In Gall, argued first Tuesday, the Justices’ examination of “reasonableness” focused not so much of when a below-range sentence would be deemed “unreasonable,” but on the division of sentencing authority between trial judges and appellate courts. While the general sentiment on the bench seemed to be in favor of tilting that balance decidedly in the trial judge’s favor, some of the Justices did express reservations if a trial judge felt that “anything goes” so long as the judge put on the record reasons for not following a Guideline range.
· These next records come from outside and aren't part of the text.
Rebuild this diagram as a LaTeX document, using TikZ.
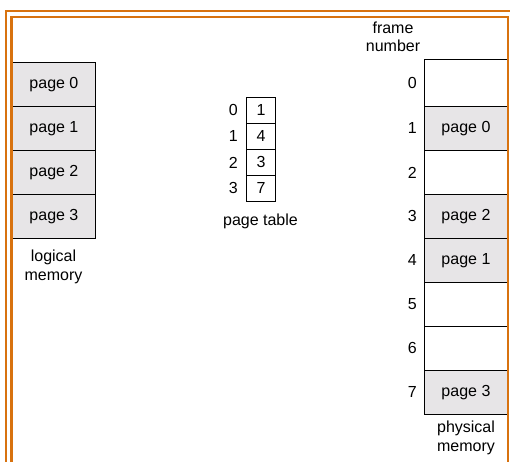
\documentclass[tikz,border=0pt]{standalone}
\usepackage{fontspec}
\setmainfont{Liberation Sans}
\usetikzlibrary{positioning}
\definecolor{frameorange}{HTML}{D8720F}
\definecolor{pagefill}{HTML}{E7E5E7}
\tikzset{
  txt/.style={font=\fontsize{16}{18.5}\selectfont,inner sep=0pt,align=center},
  cell/.style={txt,draw=black,line width=0.9pt,minimum width=83pt,
               minimum height=44pt,anchor=north west},
  usedcell/.style={cell,fill=pagefill},
  ptcell/.style={txt,draw=black,line width=0.9pt,minimum width=29pt,
                 minimum height=26pt,anchor=north west},
  idx/.style={txt,anchor=east},
  orangeline/.style={frameorange,line width=2.6pt},
}
\begin{document}
\begin{tikzpicture}[x=1pt,y=-1pt]
  \useasboundingbox (0,0) rectangle (510,461);
  \fill[white] (0,0) rectangle (510,461);

  % logical memory
  \node[usedcell] (lm0) at (12,62)  {page 0};
  \node[usedcell] (lm1) at (12,106) {page 1};
  \node[usedcell] (lm2) at (12,150) {page 2};
  \node[usedcell] (lm3) at (12,194) {page 3};
  \node[txt,anchor=north] (lmlabel) at (53.5,250) {logical\\memory};

  % page table
  \node[ptcell] (pt0) at (246,97)  {1};
  \node[ptcell] (pt1) at (246,123) {4};
  \node[ptcell] (pt2) at (246,149) {3};
  \node[ptcell] (pt3) at (246,175) {7};
  \foreach \i in {0,...,3}
    \node[idx] (ptidx\i) at ([xshift=-8pt]pt\i.west) {\i};
  \node[txt,anchor=north] (ptlabel) at (260.5,214) {page table};

  % physical memory
  \node[txt,anchor=south] (fnlabel) at (393,52) {frame\\number};
  \node[cell,minimum height=47pt] (pm0) at (424,59) {};
  \node[usedcell] (pm1) at (424,106) {page 0};
  \node[cell]     (pm2) at (424,150) {};
  \node[usedcell] (pm3) at (424,194) {page 2};
  \node[usedcell] (pm4) at (424,238) {page 1};
  \node[cell]     (pm5) at (424,282) {};
  \node[cell]     (pm6) at (424,326) {};
  \node[usedcell] (pm7) at (424,370) {page 3};
  \foreach \i in {0,...,7}
    \node[idx] (fn\i) at ([xshift=-7pt]pm\i.west) {\i};
  \node[txt,anchor=north] (pmlabel) at (466,421) {physical\\memory};

  % double orange frame
  \draw[orangeline] (6,470) -- (6,11) -- (520,11);
  \draw[orangeline] (11.5,470) -- (11.5,17) -- (508,17) -- (508,470);
\end{tikzpicture}
\end{document}
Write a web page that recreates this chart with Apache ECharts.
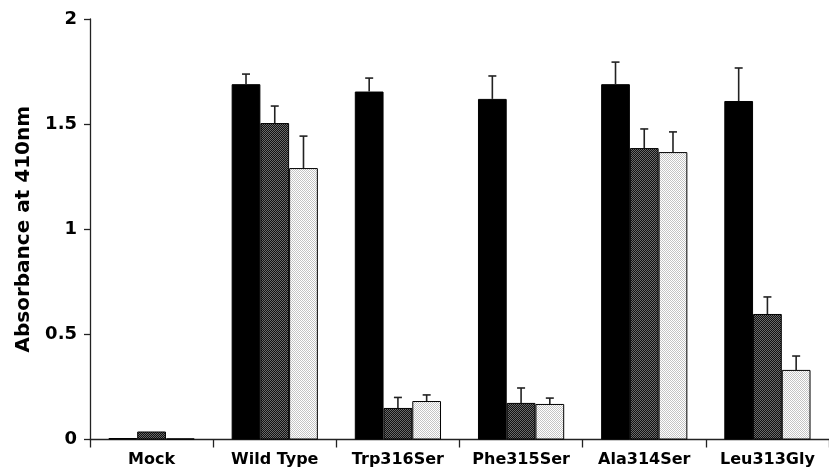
<!DOCTYPE html>
<html>
<head>
<meta charset="utf-8">
<script src="https://cdn.jsdelivr.net/npm/echarts@6/dist/echarts.min.js"></script>
<style>
html,body{margin:0;padding:0;background:#fff;}
#chart{width:829px;height:470px;}
</style>
</head>
<body>
<div id="chart"></div>
<script>
// ---- data ----
var categories = ['Mock', 'Wild Type', 'Trp316Ser', 'Phe315Ser', 'Ala314Ser', 'Leu313Gly'];
var seriesA = [0.007, 1.69, 1.655, 1.62, 1.69, 1.61];   // black
var seriesB = [0.038, 1.505, 0.15, 0.174, 1.386, 0.597]; // dark pattern
var seriesC = [0.005, 1.291, 0.183, 0.169, 1.367, 0.331]; // light pattern
var errA = [null, 1.738, 1.719, 1.729, 1.795, 1.767];   // error bar tops
var errB = [null, 1.586, 0.20, 0.245, 1.477, 0.678];
var errC = [null, 1.443, 0.212, 0.197, 1.463, 0.397];
var yTicks = [0, 0.5, 1, 1.5, 2];

// ---- patterns ----
function makePattern(c1, c2) {
  var cv = document.createElement('canvas');
  cv.width = 2; cv.height = 2;
  var ctx = cv.getContext('2d');
  ctx.fillStyle = c1; ctx.fillRect(0, 0, 2, 2);
  ctx.fillStyle = c2; ctx.fillRect(0, 0, 1, 1); ctx.fillRect(1, 1, 1, 1);
  return cv;
}
var darkPat = { image: makePattern('#111111', '#6a6a6a'), repeat: 'repeat' };
var lightPat = { image: makePattern('#ffffff', '#c4c4c4'), repeat: 'repeat' };

var FONT = 'DejaVu Sans';

function errData(tops, vals) {
  var out = [];
  for (var i = 0; i < tops.length; i++) {
    if (tops[i] != null) out.push([i, vals[i], tops[i]]);
  }
  return out;
}

function errSeries(tops, vals, offset) {
  return {
    type: 'custom',
    z: 5,
    silent: true,
    data: errData(tops, vals),
    renderItem: function (params, api) {
      var band = api.size([1, 0])[0];
      var bw = band * 0.7 / 3;
      var top = api.coord([api.value(0), api.value(2)]);
      var base = api.coord([api.value(0), api.value(1)]);
      var x = top[0] + offset * bw;
      var style = { stroke: '#222', lineWidth: 1.6 };
      return {
        type: 'group',
        children: [
          { type: 'line', shape: { x1: x, y1: base[1], x2: x, y2: top[1] }, style: style },
          { type: 'line', shape: { x1: x - 4, y1: top[1], x2: x + 4, y2: top[1] }, style: style }
        ]
      };
    }
  };
}

var barStyle = { borderColor: '#000', borderWidth: 1 };

var chart = echarts.init(document.getElementById('chart'), null, { renderer: 'canvas' });
chart.setOption({
  animation: false,
  backgroundColor: '#fff',
  grid: { left: 90, right: -10, top: 19, bottom: 30.5, containLabel: false },
  xAxis: {
    type: 'category',
    data: categories,
    axisLine: { lineStyle: { color: '#222', width: 1.3 } },
    axisTick: { show: true, interval: 0, length: 8, lineStyle: { color: '#222', width: 1.3 } },
    axisLabel: { interval: 0, color: '#000', fontFamily: FONT, fontWeight: 'bold', fontSize: 16, margin: 12 }
  },
  yAxis: {
    type: 'value',
    min: yTicks[0],
    max: yTicks[yTicks.length - 1],
    interval: 0.5,
    name: 'Absorbance at 410nm',
    nameLocation: 'middle',
    nameGap: 55,
    nameTextStyle: { color: '#000', fontFamily: FONT, fontWeight: 'bold', fontSize: 20 },
    axisLine: { show: true, lineStyle: { color: '#222', width: 1.3 } },
    axisTick: { show: true, length: 6, lineStyle: { color: '#222', width: 1.3 } },
    splitLine: { show: false },
    axisLabel: { color: '#000', fontFamily: FONT, fontWeight: 'bold', fontSize: 18, margin: 13 }
  },
  series: [
    { type: 'bar', data: seriesA, barGap: '0%', barCategoryGap: '30%', itemStyle: Object.assign({ color: '#000' }, barStyle) },
    { type: 'bar', data: seriesB, barGap: '0%', barCategoryGap: '30%', itemStyle: Object.assign({ color: darkPat }, barStyle) },
    { type: 'bar', data: seriesC, barGap: '0%', barCategoryGap: '30%', itemStyle: Object.assign({ color: lightPat }, barStyle) },
    errSeries(errA, seriesA, -1),
    errSeries(errB, seriesB, 0),
    errSeries(errC, seriesC, 1)
  ]
});
</script>
</body>
</html>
Dreeben pressed for a significant role for appellate judges, giving them authority to take “a harder look at a case” where the judge had set a sentence “largely outside the Guidelines.” Gall’s lawyer, Washington attorney Jeffrey T. Green, argued that empowering appeals courts to insist upon stronger justifications was a move toward “a presumptive sentence,” subverting the advisory nature of the Guidelines and requiring judges to find facts that had not been found by a jury, in violation of the Sixth Amendment.

In Kimbrough, the Justices shifted from sentencing judges’ deviation from Guidelines ranges, to their authority to deviate from the Sentencing Commission’s view that Congress intended that crack cocaine crimes were more serious than powder cocaine crimes, and thus should draw much heavier sentences. The Commission has not felt free to deviate, in its Guidelines, from the 100-to-1 crack-to-powder ratio, even though Congress did not directly mandate that as a Guideline. While Dreeben, arguing this case, too, for the government, insisted that Congress had simply taken away all discretion for judges about maintaining the sentencing disparity, Kimbrough’s lawyer, Michael S. Nachmanoff, Federal Public Defender in Alexandria, Va., argued that trial judges should be free to set a cocaine sentence to fit the particular facts of each case, even if that resulted in a wide difference in sentencing of like cases. Nachmanoff went so far as to concede to Justice Ruth Bader Ginsburg that, under his approach, a judge in an individual case could opt to sentence for powder cocaine crimes as high as for crack crimes.